• WRITTEN INSTRUCTION
From the very first line of the data to the line containing "Chart.register(...registerables);", retype everything exactly, leaving the pictures behind.

• INFORMATION SUPPLIED
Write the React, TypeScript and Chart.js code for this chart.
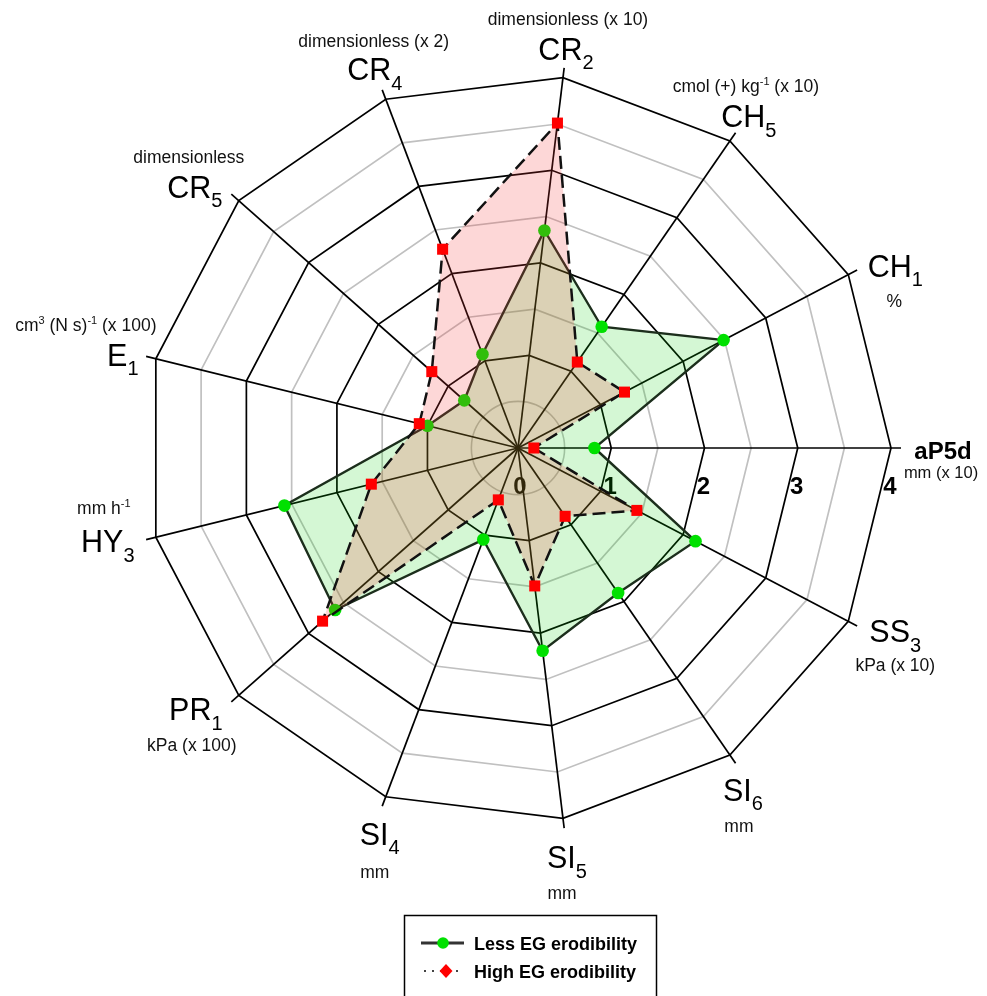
import React, { useEffect, useRef } from 'react';
import { Chart, registerables } from 'chart.js';

Chart.register(...registerables);

// ---- data (clockwise from the right-hand axis) ----
const CATEGORIES = ['aP5d', 'SS_{3}', 'SI_{6}', 'SI_{5}', 'SI_{4}', 'PR_{1}', 'HY_{3}', 'E_{1}', 'CR_{5}', 'CR_{4}', 'CR_{2}', 'CH_{5}', 'CH_{1}'];
const UNITS = ['mm (x 10)', 'kPa (x 10)', 'mm', 'mm', 'mm', 'kPa (x 100)', 'mm h^{-1}', 'cm^{3} (N s)^{-1} (x 100)', 'dimensionless', 'dimensionless (x 2)', 'dimensionless (x 10)', 'cmol (+) kg^{-1} (x 10)', '%'];
const LESS_EG = [0.82, 2.15, 1.89, 2.19, 1.05, 2.62, 2.58, 1.0, 0.77, 1.075, 2.35, 1.58, 2.49];
const HIGH_EG = [0.17, 1.44, 0.89, 1.49, 0.595, 2.8, 1.62, 1.09, 1.235, 2.28, 3.51, 1.12, 1.29];
const TICK_VALUES = [0, 1, 2, 3, 4];
const TICK_LABELS = ['0', '1', '2', '3', '4'];
const SERIES_NAMES = ['Less EG erodibility', 'High EG erodibility'];

// ---- layout (label offsets relative to each outer vertex: main centre x/baseline, unit centre x/baseline) ----
const LABEL_LAYOUT = [
  { mx: 52, my: 11, ux: 50, uy: 30 },
  { mx: 47, my: 21, ux: 47, uy: 50 },
  { mx: 13, my: 46, ux: 9, uy: 77 },
  { mx: 4, my: 50, ux: -1, uy: 81 },
  { mx: -6, my: 48, ux: -11, uy: 81 },
  { mx: -43, my: 25, ux: -47, uy: 56 },
  { mx: -48, my: 15, ux: -52, uy: -23 },
  { mx: -33, my: 7, ux: -70, uy: -28 },
  { mx: -44, my: -3, ux: -50, uy: -38 },
  { mx: -11, my: -19, ux: -12, uy: -52 },
  { mx: 3, my: -18, ux: 5, uy: -53 },
  { mx: 19, my: -14, ux: 16, uy: -49 },
  { mx: 47, my: 2, ux: 46, uy: 32 },
];

const FONT = '"Liberation Sans", Arial, Helvetica, sans-serif';

type Seg = { t: string; k: 'n' | 'sub' | 'sup' };
function parseRich(s: string): Seg[] {
  const segs: Seg[] = [];
  const re = /([_^])\{([^}]*)\}/g;
  let last = 0;
  let m: RegExpExecArray | null;
  while ((m = re.exec(s))) {
    if (m.index > last) segs.push({ t: s.slice(last, m.index), k: 'n' });
    segs.push({ t: m[2], k: m[1] === '_' ? 'sub' : 'sup' });
    last = re.lastIndex;
  }
  if (last < s.length) segs.push({ t: s.slice(last), k: 'n' });
  return segs;
}

type FontSpec = { n: number; sub: number; subShift: number; sup: number; supShift: number; weight: string };
function drawRich(ctx: CanvasRenderingContext2D, segs: Seg[], cx: number, baseline: number, f: FontSpec, color: string) {
  const fontFor = (k: string) => {
    const size = k === 'n' ? f.n : k === 'sub' ? f.sub : f.sup;
    return `${f.weight} ${size}px ${FONT}`;
  };
  let total = 0;
  const widths = segs.map((s) => {
    ctx.font = fontFor(s.k);
    const w = ctx.measureText(s.t).width;
    total += w;
    return w;
  });
  let x = cx - total / 2;
  ctx.fillStyle = color;
  ctx.textAlign = 'left';
  ctx.textBaseline = 'alphabetic';
  segs.forEach((s, i) => {
    ctx.font = fontFor(s.k);
    const dy = s.k === 'sub' ? f.subShift : s.k === 'sup' ? f.supShift : 0;
    ctx.fillText(s.t, x, baseline + dy);
    x += widths[i];
  });
}

const MAIN_FONT: FontSpec = { n: 30.5, sub: 20, subShift: 9.5, sup: 12, supShift: -10, weight: 'normal' };
const BOLD_FONT: FontSpec = { n: 24, sub: 16, subShift: 6, sup: 12, supShift: -8, weight: 'bold' };
const UNIT_FONT: FontSpec = { n: 17.5, sub: 11, subShift: 4, sup: 11, supShift: -7, weight: 'normal' };

const backgroundPlugin = {
  id: 'radarExtras',
  beforeDatasetsDraw(chart: any) {
    const ctx: CanvasRenderingContext2D = chart.ctx;
    const scale = chart.scales.r;
    const cx = scale.xCenter;
    const cy = scale.yCenter;
    ctx.save();
    // inner circular grid at 0.5
    ctx.strokeStyle = '#c0c0c0';
    ctx.lineWidth = 1.6;
    ctx.beginPath();
    ctx.arc(cx, cy, scale.getDistanceFromCenterForValue(0.5), 0, Math.PI * 2);
    ctx.stroke();
    // angle lines (extend a little beyond the outer ring)
    ctx.strokeStyle = '#000';
    ctx.lineWidth = 1.7;
    for (let i = 0; i < CATEGORIES.length; i++) {
      const p = scale.getPointPosition(i, scale.drawingArea + 10);
      ctx.beginPath();
      ctx.moveTo(cx, cy);
      ctx.lineTo(p.x, p.y);
      ctx.stroke();
    }
    // tick labels
    ctx.font = `bold 24px ${FONT}`;
    ctx.fillStyle = '#000';
    ctx.textAlign = 'center';
    ctx.textBaseline = 'alphabetic';
    TICK_VALUES.forEach((v, i) => {
      const p = scale.getPointPositionForValue(0, v);
      ctx.fillText(TICK_LABELS[i], p.x + (v === 0 ? 2 : -1), cy + 46);
    });
    ctx.restore();
  },
  afterDraw(chart: any) {
    const ctx: CanvasRenderingContext2D = chart.ctx;
    const scale = chart.scales.r;
    ctx.save();
    CATEGORIES.forEach((cat, i) => {
      const v = scale.getPointPosition(i, scale.drawingArea);
      const L = LABEL_LAYOUT[i];
      drawRich(ctx, parseRich(cat), v.x + L.mx, v.y + L.my, i === 0 ? BOLD_FONT : MAIN_FONT, '#000');
      drawRich(ctx, parseRich(UNITS[i]), v.x + L.ux, v.y + L.uy, i === 0 ? { ...UNIT_FONT, n: 16.5 } : UNIT_FONT, '#111');
    });

    // legend box
    ctx.strokeStyle = '#000';
    ctx.lineWidth = 1.5;
    ctx.strokeRect(404.5, 915.5, 252, 100);
    // entry 1
    ctx.strokeStyle = '#333';
    ctx.lineWidth = 3;
    ctx.beginPath();
    ctx.moveTo(421, 943);
    ctx.lineTo(464, 943);
    ctx.stroke();
    ctx.fillStyle = '#00e000';
    ctx.beginPath();
    ctx.arc(443, 943, 5.8, 0, Math.PI * 2);
    ctx.fill();
    // entry 2
    ctx.strokeStyle = '#444';
    ctx.lineWidth = 2;
    ctx.setLineDash([2, 6]);
    ctx.beginPath();
    ctx.moveTo(424, 971);
    ctx.lineTo(464, 971);
    ctx.stroke();
    ctx.setLineDash([]);
    ctx.fillStyle = '#ff0000';
    ctx.beginPath();
    ctx.moveTo(446, 964);
    ctx.lineTo(452.5, 971);
    ctx.lineTo(446, 978);
    ctx.lineTo(439.5, 971);
    ctx.closePath();
    ctx.fill();
    ctx.fillStyle = '#000';
    ctx.font = `bold 18px ${FONT}`;
    ctx.textAlign = 'left';
    ctx.textBaseline = 'alphabetic';
    ctx.fillText(SERIES_NAMES[0], 474, 950);
    ctx.fillText(SERIES_NAMES[1], 474, 978);
    ctx.restore();
  },
};

export default function App() {
  const canvasRef = useRef<HTMLCanvasElement | null>(null);
  useEffect(() => {
    if (!canvasRef.current) return;
    const chart = new Chart(canvasRef.current, {
      type: 'radar',
      data: {
        labels: CATEGORIES,
        datasets: [
          {
            label: SERIES_NAMES[1],
            data: HIGH_EG,
            order: 0,
            fill: true,
            backgroundColor: 'rgba(245,55,55,0.2)',
            borderColor: '#111',
            borderWidth: 2.5,
            borderDash: [13, 6],
            pointStyle: 'rect',
            pointRadius: 7.8,
            pointBackgroundColor: '#ff0000',
            pointBorderWidth: 0,
            pointHoverRadius: 7.8,
          },
          {
            label: SERIES_NAMES[0],
            data: LESS_EG,
            order: 1,
            fill: true,
            backgroundColor: 'rgba(0,210,0,0.17)',
            borderColor: '#1c2e1c',
            borderWidth: 2.4,
            pointStyle: 'circle',
            pointRadius: 6.3,
            pointBackgroundColor: '#00e000',
            pointBorderWidth: 0,
            pointHoverRadius: 6.3,
          },
        ],
      },
      options: {
        responsive: false,
        devicePixelRatio: 1,
        animation: false,
        layout: { padding: { left: 145, right: 96, top: 75, bottom: 175 } },
        plugins: { legend: { display: false }, tooltip: { enabled: false } },
        elements: { line: { tension: 0 } },
        scales: {
          r: {
            min: 0,
            max: 4,
            startAngle: 90,
            ticks: { display: false, stepSize: 0.5 },
            grid: {
              color: (ctx: any) => {
                const v = ctx.tick ? ctx.tick.value : 0;
                if (Math.abs(v - 0.5) < 1e-6) return 'rgba(0,0,0,0)';
                return Math.abs(v - Math.round(v)) < 1e-6 ? '#000' : '#c0c0c0';
              },
              lineWidth: 1.7,
            },
            angleLines: { display: false },
            pointLabels: { display: false },
          },
        },
      },
      plugins: [backgroundPlugin],
    } as any);
    return () => chart.destroy();
  }, []);
  return (
    <canvas
      ref={canvasRef}
      width={987}
      height={996}
      style={{ position: 'absolute', left: 0, top: 0, width: 987, height: 996 }}
    />
  );
}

• RESPONSE TO THIS TASK
Write the React, TypeScript and Chart.js code for this chart.
import React, { useEffect, useRef } from 'react';
import { Chart, registerables } from 'chart.js';

Chart.register(...registerables);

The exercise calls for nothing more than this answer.